-- Task to complete --
Nothing after the line with "const binWidth = 1 / 40;" belongs in the copy; extract the lines below from the top through that line, pictures left out.
— Begin Data section —
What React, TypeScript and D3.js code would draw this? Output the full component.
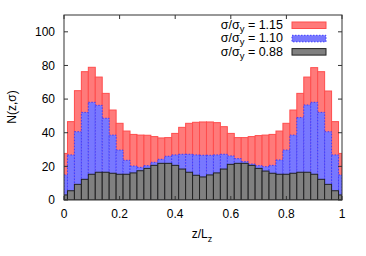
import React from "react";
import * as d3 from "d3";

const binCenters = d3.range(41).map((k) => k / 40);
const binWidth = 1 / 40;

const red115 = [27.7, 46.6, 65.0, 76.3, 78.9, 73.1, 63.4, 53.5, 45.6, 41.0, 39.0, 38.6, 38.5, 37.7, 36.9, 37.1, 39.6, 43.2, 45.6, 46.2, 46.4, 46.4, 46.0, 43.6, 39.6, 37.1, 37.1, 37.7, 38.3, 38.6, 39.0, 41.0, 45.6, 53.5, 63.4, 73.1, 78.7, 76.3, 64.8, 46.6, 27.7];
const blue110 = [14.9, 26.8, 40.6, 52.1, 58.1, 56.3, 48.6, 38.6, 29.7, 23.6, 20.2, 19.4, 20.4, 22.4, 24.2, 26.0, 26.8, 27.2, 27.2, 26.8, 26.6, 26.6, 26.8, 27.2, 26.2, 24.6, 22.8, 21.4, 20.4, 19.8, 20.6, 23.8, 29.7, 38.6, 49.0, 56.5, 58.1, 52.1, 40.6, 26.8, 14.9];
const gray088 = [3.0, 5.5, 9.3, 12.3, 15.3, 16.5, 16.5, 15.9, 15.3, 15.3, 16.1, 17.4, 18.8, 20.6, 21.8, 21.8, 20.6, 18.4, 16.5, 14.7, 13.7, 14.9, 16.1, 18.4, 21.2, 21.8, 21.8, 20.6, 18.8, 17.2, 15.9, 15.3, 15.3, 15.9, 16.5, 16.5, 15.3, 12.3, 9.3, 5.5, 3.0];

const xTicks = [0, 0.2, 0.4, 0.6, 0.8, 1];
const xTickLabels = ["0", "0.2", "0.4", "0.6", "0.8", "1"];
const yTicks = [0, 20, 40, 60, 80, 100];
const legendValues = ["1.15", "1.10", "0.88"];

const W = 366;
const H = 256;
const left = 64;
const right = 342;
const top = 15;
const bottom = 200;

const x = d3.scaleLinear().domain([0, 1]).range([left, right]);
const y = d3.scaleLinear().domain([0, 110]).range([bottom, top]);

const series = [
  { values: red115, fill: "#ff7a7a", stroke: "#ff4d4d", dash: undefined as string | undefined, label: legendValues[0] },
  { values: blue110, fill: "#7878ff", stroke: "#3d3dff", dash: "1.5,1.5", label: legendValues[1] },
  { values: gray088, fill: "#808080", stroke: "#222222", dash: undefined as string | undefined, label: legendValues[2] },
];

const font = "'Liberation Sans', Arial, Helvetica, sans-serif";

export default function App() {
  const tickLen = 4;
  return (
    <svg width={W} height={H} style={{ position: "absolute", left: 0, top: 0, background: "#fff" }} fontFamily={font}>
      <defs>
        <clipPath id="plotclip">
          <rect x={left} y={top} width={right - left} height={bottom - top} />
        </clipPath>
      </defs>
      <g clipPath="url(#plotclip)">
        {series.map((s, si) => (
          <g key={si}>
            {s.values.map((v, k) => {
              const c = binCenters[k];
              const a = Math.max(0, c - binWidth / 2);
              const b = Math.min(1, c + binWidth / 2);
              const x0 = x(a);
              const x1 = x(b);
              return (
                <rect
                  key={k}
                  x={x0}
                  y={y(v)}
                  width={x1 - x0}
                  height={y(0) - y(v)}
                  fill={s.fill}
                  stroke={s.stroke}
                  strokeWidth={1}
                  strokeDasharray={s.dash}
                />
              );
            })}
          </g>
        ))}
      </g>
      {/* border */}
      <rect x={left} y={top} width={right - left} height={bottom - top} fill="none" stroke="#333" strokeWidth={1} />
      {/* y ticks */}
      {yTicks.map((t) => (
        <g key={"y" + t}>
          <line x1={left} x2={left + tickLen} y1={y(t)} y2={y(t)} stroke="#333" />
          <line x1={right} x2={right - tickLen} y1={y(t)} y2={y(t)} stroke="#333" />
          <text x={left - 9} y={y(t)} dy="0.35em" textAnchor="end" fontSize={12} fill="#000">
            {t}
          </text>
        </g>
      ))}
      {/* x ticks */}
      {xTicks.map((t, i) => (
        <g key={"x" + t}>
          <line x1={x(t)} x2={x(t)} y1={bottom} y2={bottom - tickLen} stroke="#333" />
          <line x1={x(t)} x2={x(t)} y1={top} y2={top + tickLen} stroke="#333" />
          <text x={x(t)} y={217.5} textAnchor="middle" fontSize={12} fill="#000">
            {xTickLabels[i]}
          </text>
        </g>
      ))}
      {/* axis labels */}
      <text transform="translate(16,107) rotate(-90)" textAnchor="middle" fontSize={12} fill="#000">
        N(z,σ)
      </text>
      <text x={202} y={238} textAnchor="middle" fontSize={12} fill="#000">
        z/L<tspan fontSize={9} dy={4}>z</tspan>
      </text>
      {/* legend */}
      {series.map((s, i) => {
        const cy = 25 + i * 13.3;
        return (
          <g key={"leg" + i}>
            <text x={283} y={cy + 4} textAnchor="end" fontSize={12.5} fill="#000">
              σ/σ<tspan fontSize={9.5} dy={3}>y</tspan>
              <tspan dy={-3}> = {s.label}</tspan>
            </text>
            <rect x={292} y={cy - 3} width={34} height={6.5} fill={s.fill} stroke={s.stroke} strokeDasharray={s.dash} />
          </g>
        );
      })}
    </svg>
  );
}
— End Data section —
-- Exercise response --
What React, TypeScript and D3.js code would draw this? Output the full component.
import React from "react";
import * as d3 from "d3";

const binCenters = d3.range(41).map((k) => k / 40);
const binWidth = 1 / 40;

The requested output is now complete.